En ce qui concerne l'avenir des bibliothèques publiques (et bien sûr des bibliothèques d'arrondissement), nous envisageons que les bibliothèques deviennent des lieux d'apprentissage (avec des postes de formation connectés à internet), c'est-à-dire toute la palette des innovations placée sous le signe de la formation continue à vie.
La bibliothèque publique aura de plus en plus tendance à devenir un lieu de formation qui sera amené à travailler en partenariat avec d'autres institutions culturelles et centres de formation.
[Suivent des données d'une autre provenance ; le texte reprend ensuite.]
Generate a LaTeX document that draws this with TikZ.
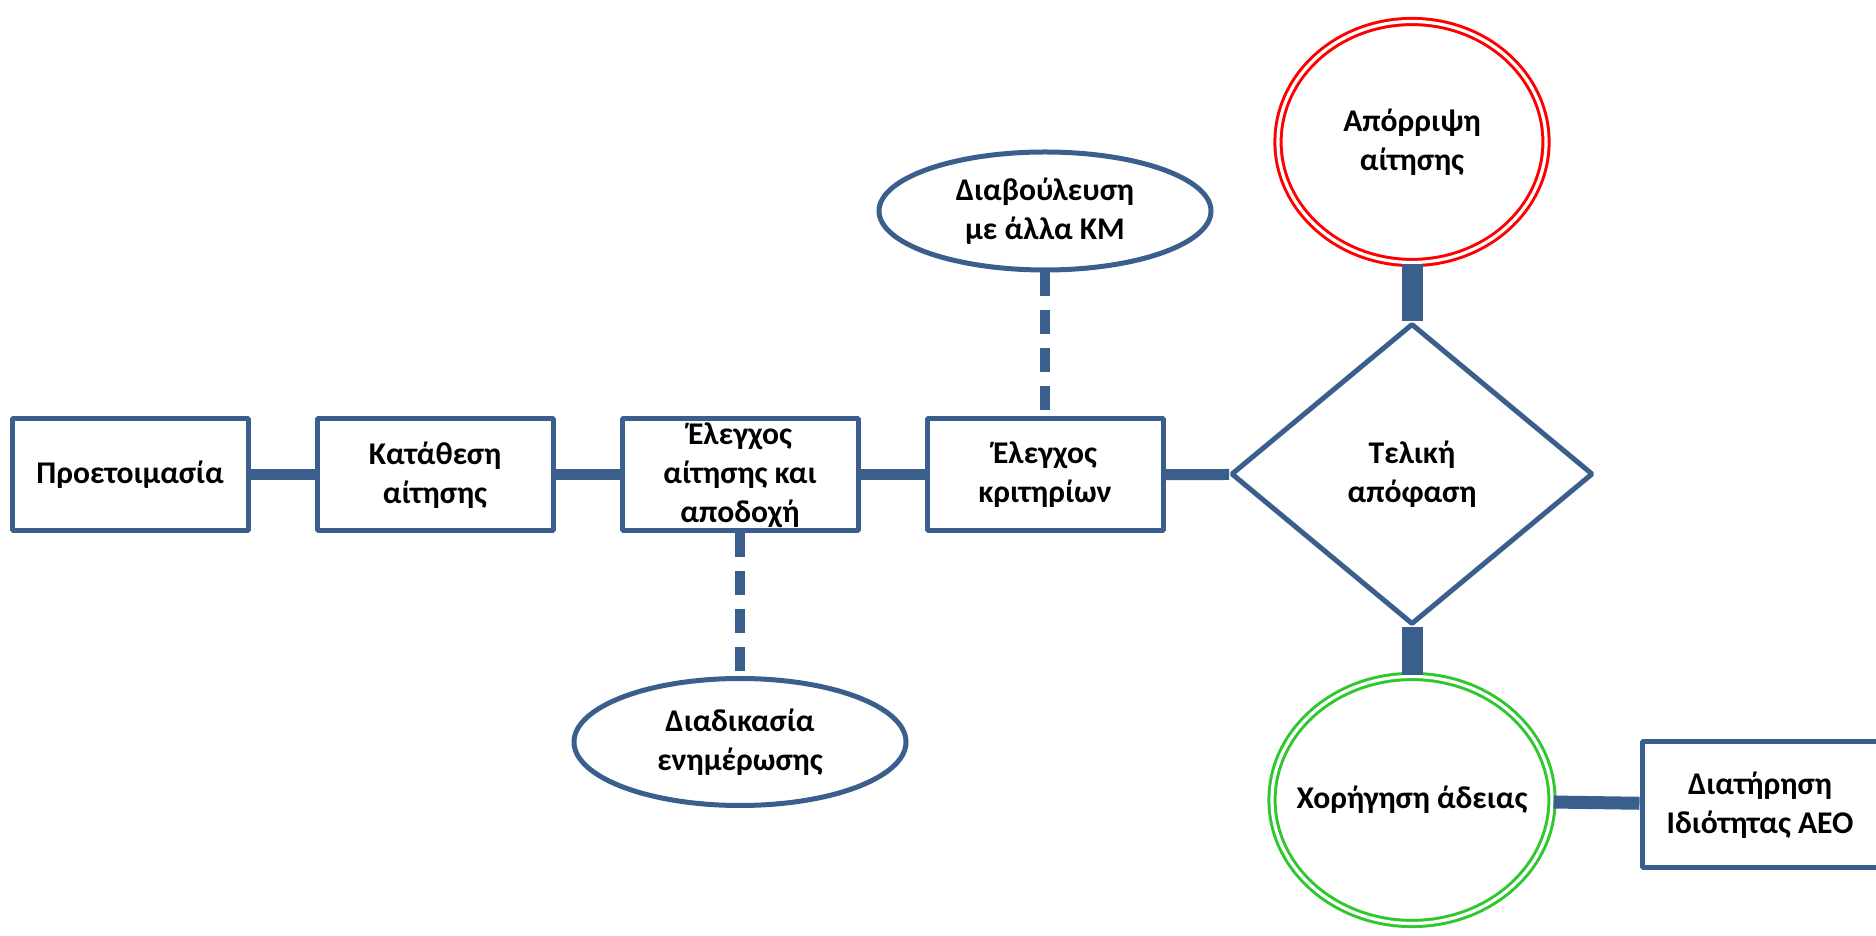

Au cours des dernières années, les relations avec les centres de documentation pédagogique (4) (il s'agit d'institutions qui mettent à la disposition des collégiens et des enseignants des documents et du matériel pédagogiques) se sont intensifiées et améliorées. De plus en plus de bibliothèques d'arrondissement fusionnent avec ces centres de documentation pédagogique pour devenir des centres de formation. La Fachstelle et le « CRDPdu Land ont favorisé ensemble ce processus et l'ont conduit à un certain succès.
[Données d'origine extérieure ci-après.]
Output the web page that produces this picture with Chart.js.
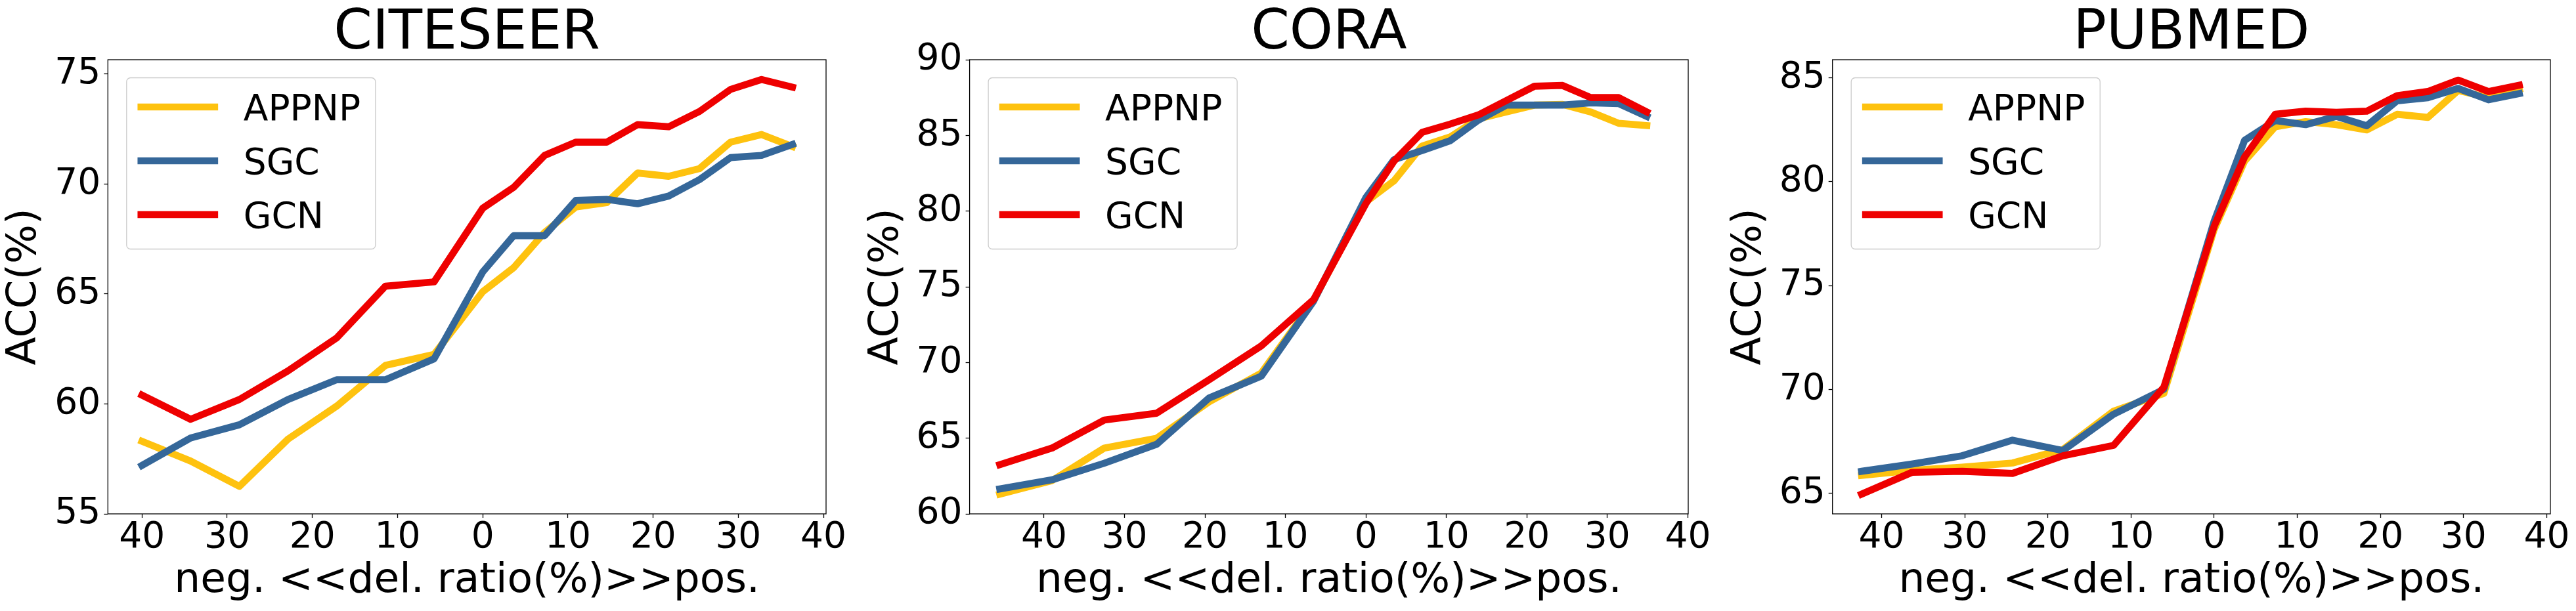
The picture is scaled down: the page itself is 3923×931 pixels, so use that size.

Le comportement des usagers des bibliothèques à l'égard des médias et des sources d'information évolue fortement, parallèlement à la révolution digitale. Le personnel doit lui aussi se positionner vis-à-vis de ces nouveaux modes de fonctionnement. Il aura besoin d'acquérir de nouvelles compétences, en tant que « surfeur sur l'océan de l'information ou en tant que médiateur pédagogique ».
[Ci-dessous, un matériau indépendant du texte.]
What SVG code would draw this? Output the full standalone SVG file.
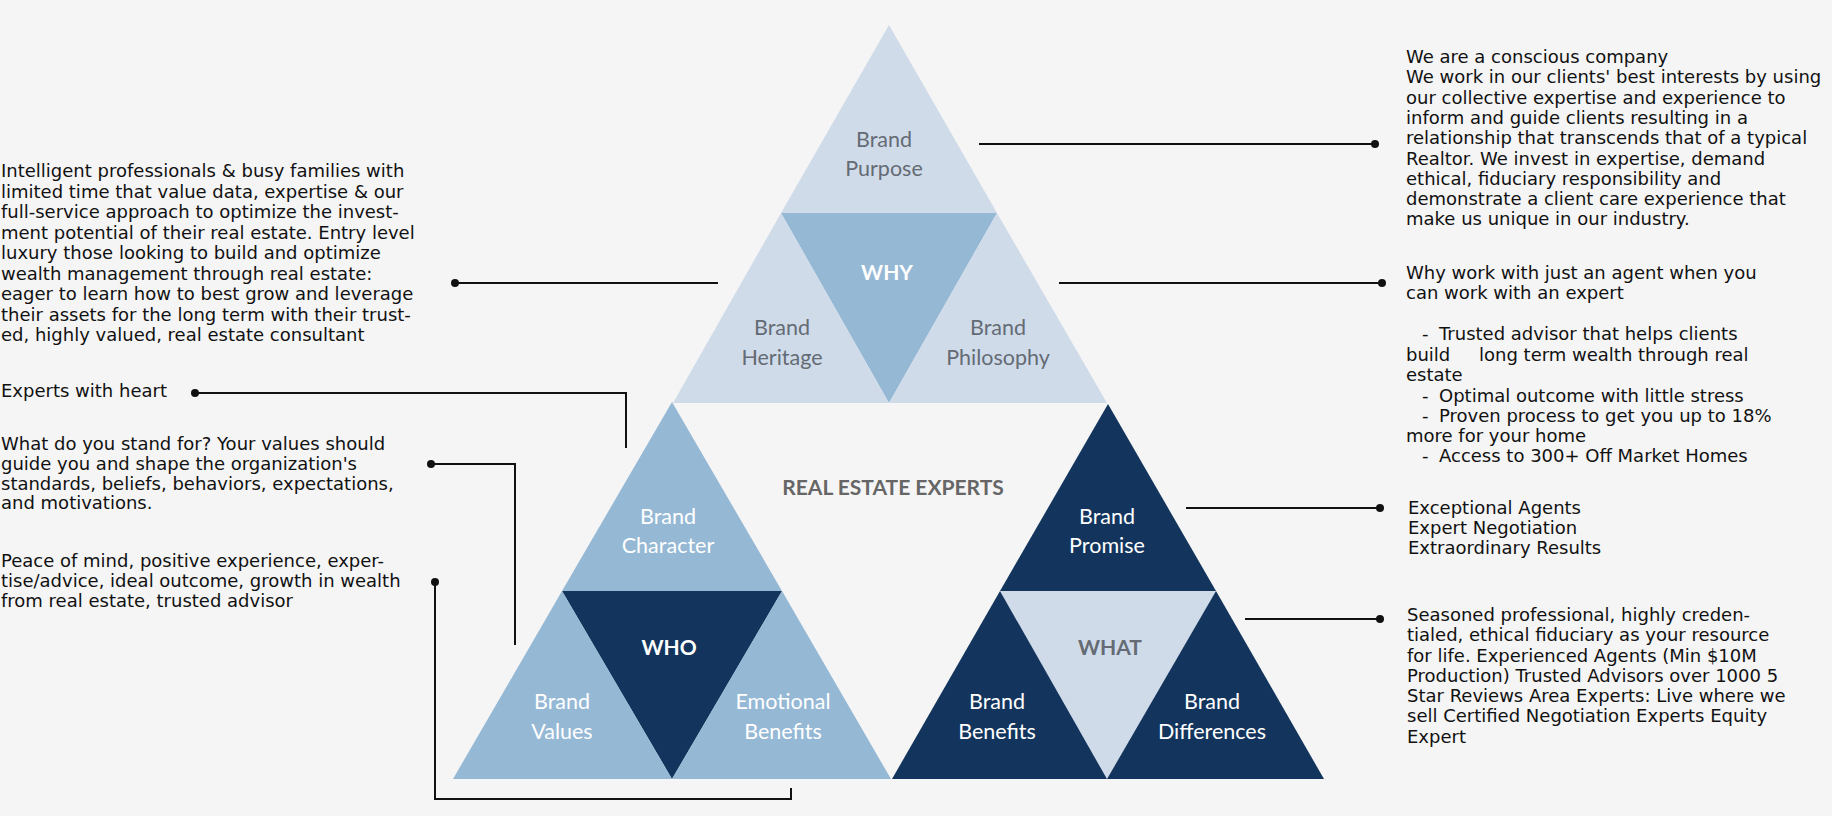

Mais surtout, les personnes chargées du renseignement au public dans les bibliothèques d'arrondissement ont le devoir d'actualiser constamment leurs connaissances et leurs pratiques. C'est uniquement de cette façon que les bibliothèques d'arrondissement pourront témoigner au quotidien de leur rôle moteur dans le réseau des bibliothèques et affirmer la nécessité de leur existence.